**Dataset records**
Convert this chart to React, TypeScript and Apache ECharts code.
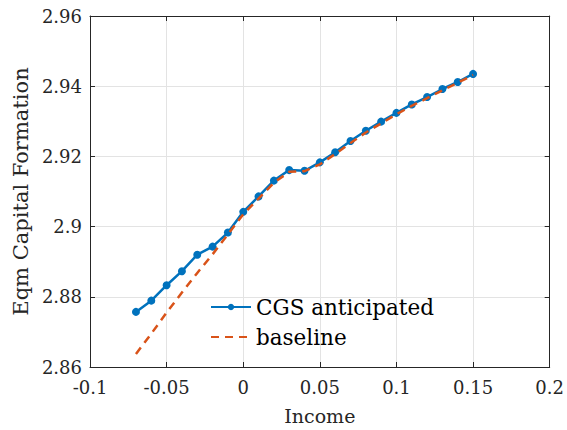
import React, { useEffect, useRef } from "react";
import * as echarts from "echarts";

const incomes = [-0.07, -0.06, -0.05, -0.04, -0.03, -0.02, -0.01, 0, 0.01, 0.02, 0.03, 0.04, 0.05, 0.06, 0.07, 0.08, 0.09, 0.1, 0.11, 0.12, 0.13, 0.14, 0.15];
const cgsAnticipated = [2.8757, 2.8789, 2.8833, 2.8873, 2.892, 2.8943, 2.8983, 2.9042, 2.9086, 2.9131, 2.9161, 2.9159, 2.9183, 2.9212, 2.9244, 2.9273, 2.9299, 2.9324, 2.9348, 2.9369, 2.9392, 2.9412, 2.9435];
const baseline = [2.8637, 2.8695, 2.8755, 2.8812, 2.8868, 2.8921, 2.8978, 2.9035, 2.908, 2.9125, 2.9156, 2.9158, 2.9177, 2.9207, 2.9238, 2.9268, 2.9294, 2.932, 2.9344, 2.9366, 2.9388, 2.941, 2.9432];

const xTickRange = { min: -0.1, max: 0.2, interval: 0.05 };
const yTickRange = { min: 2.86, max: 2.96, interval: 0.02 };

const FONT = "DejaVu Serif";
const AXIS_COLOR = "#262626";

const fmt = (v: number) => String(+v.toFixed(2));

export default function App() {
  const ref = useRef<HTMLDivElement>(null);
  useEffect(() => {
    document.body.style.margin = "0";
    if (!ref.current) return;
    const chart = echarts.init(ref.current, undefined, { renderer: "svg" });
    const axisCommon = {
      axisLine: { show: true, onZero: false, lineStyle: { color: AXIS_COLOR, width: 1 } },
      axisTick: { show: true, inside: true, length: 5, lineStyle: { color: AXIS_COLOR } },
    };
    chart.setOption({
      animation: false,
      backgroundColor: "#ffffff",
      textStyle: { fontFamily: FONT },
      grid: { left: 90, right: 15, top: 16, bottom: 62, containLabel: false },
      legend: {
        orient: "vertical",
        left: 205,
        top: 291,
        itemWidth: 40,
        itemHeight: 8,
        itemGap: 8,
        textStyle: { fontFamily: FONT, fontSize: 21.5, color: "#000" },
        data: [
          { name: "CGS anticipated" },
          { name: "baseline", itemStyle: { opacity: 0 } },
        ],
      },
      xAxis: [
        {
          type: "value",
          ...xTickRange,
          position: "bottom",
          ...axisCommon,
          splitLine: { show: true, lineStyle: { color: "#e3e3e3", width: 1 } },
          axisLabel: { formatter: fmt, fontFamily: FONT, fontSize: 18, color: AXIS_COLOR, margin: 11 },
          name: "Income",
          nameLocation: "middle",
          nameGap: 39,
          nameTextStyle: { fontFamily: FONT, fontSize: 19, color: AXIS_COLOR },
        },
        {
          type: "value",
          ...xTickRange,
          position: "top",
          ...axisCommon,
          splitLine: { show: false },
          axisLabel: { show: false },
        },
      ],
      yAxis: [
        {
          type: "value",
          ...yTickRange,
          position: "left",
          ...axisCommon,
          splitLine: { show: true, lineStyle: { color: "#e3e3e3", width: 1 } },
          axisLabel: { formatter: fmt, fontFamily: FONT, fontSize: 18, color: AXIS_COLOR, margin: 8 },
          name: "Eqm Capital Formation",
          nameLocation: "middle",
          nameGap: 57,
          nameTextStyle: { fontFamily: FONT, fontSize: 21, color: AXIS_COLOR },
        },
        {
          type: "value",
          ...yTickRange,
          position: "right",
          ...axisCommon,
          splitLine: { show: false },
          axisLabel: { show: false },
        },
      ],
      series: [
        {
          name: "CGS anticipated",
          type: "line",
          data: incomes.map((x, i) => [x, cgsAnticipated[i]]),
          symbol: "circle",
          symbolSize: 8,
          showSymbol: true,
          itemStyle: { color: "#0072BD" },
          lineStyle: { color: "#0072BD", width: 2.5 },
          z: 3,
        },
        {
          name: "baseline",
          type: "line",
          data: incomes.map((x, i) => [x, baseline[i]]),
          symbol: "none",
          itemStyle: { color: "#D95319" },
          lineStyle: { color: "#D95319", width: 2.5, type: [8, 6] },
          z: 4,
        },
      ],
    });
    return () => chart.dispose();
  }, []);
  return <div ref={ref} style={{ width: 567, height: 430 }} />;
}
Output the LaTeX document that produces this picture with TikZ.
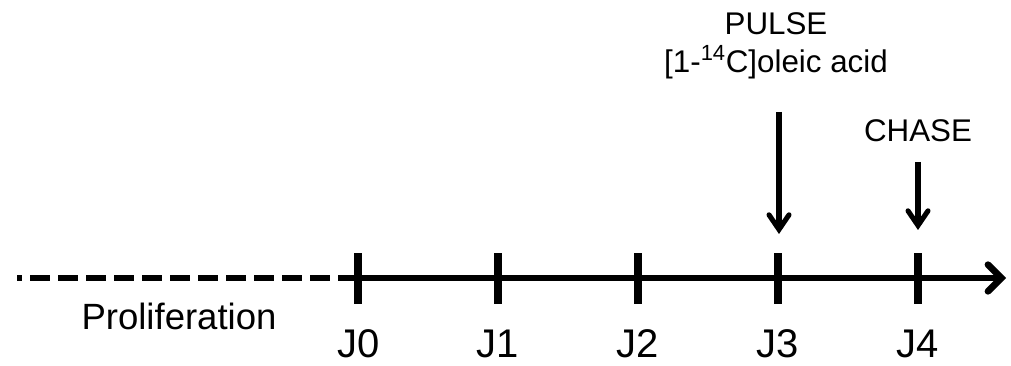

**What is expected**
Output every entry exactly as given; pictures are not part of the copy.

**Final answer**
Convert this chart to React, TypeScript and Apache ECharts code.
import React, { useEffect, useRef } from "react";
import * as echarts from "echarts";

const incomes = [-0.07, -0.06, -0.05, -0.04, -0.03, -0.02, -0.01, 0, 0.01, 0.02, 0.03, 0.04, 0.05, 0.06, 0.07, 0.08, 0.09, 0.1, 0.11, 0.12, 0.13, 0.14, 0.15];
const cgsAnticipated = [2.8757, 2.8789, 2.8833, 2.8873, 2.892, 2.8943, 2.8983, 2.9042, 2.9086, 2.9131, 2.9161, 2.9159, 2.9183, 2.9212, 2.9244, 2.9273, 2.9299, 2.9324, 2.9348, 2.9369, 2.9392, 2.9412, 2.9435];
const baseline = [2.8637, 2.8695, 2.8755, 2.8812, 2.8868, 2.8921, 2.8978, 2.9035, 2.908, 2.9125, 2.9156, 2.9158, 2.9177, 2.9207, 2.9238, 2.9268, 2.9294, 2.932, 2.9344, 2.9366, 2.9388, 2.941, 2.9432];

const xTickRange = { min: -0.1, max: 0.2, interval: 0.05 };
const yTickRange = { min: 2.86, max: 2.96, interval: 0.02 };

const FONT = "DejaVu Serif";
const AXIS_COLOR = "#262626";

const fmt = (v: number) => String(+v.toFixed(2));

export default function App() {
  const ref = useRef<HTMLDivElement>(null);
  useEffect(() => {
    document.body.style.margin = "0";
    if (!ref.current) return;
    const chart = echarts.init(ref.current, undefined, { renderer: "svg" });
    const axisCommon = {
      axisLine: { show: true, onZero: false, lineStyle: { color: AXIS_COLOR, width: 1 } },
      axisTick: { show: true, inside: true, length: 5, lineStyle: { color: AXIS_COLOR } },
    };
    chart.setOption({
      animation: false,
      backgroundColor: "#ffffff",
      textStyle: { fontFamily: FONT },
      grid: { left: 90, right: 15, top: 16, bottom: 62, containLabel: false },
      legend: {
        orient: "vertical",
        left: 205,
        top: 291,
        itemWidth: 40,
        itemHeight: 8,
        itemGap: 8,
        textStyle: { fontFamily: FONT, fontSize: 21.5, color: "#000" },
        data: [
          { name: "CGS anticipated" },
          { name: "baseline", itemStyle: { opacity: 0 } },
        ],
      },
      xAxis: [
        {
          type: "value",
          ...xTickRange,
          position: "bottom",
          ...axisCommon,
          splitLine: { show: true, lineStyle: { color: "#e3e3e3", width: 1 } },
          axisLabel: { formatter: fmt, fontFamily: FONT, fontSize: 18, color: AXIS_COLOR, margin: 11 },
          name: "Income",
          nameLocation: "middle",
          nameGap: 39,
          nameTextStyle: { fontFamily: FONT, fontSize: 19, color: AXIS_COLOR },
        },
        {
          type: "value",
          ...xTickRange,
          position: "top",
          ...axisCommon,
          splitLine: { show: false },
          axisLabel: { show: false },
        },
      ],
      yAxis: [
        {
          type: "value",
          ...yTickRange,
          position: "left",
          ...axisCommon,
          splitLine: { show: true, lineStyle: { color: "#e3e3e3", width: 1 } },
          axisLabel: { formatter: fmt, fontFamily: FONT, fontSize: 18, color: AXIS_COLOR, margin: 8 },
          name: "Eqm Capital Formation",
          nameLocation: "middle",
          nameGap: 57,
          nameTextStyle: { fontFamily: FONT, fontSize: 21, color: AXIS_COLOR },
        },
        {
          type: "value",
          ...yTickRange,
          position: "right",
          ...axisCommon,
          splitLine: { show: false },
          axisLabel: { show: false },
        },
      ],
      series: [
        {
          name: "CGS anticipated",
          type: "line",
          data: incomes.map((x, i) => [x, cgsAnticipated[i]]),
          symbol: "circle",
          symbolSize: 8,
          showSymbol: true,
          itemStyle: { color: "#0072BD" },
          lineStyle: { color: "#0072BD", width: 2.5 },
          z: 3,
        },
        {
          name: "baseline",
          type: "line",
          data: incomes.map((x, i) => [x, baseline[i]]),
          symbol: "none",
          itemStyle: { color: "#D95319" },
          lineStyle: { color: "#D95319", width: 2.5, type: [8, 6] },
          z: 4,
        },
      ],
    });
    return () => chart.dispose();
  }, []);
  return <div ref={ref} style={{ width: 567, height: 430 }} />;
}
Output the LaTeX document that produces this picture with TikZ.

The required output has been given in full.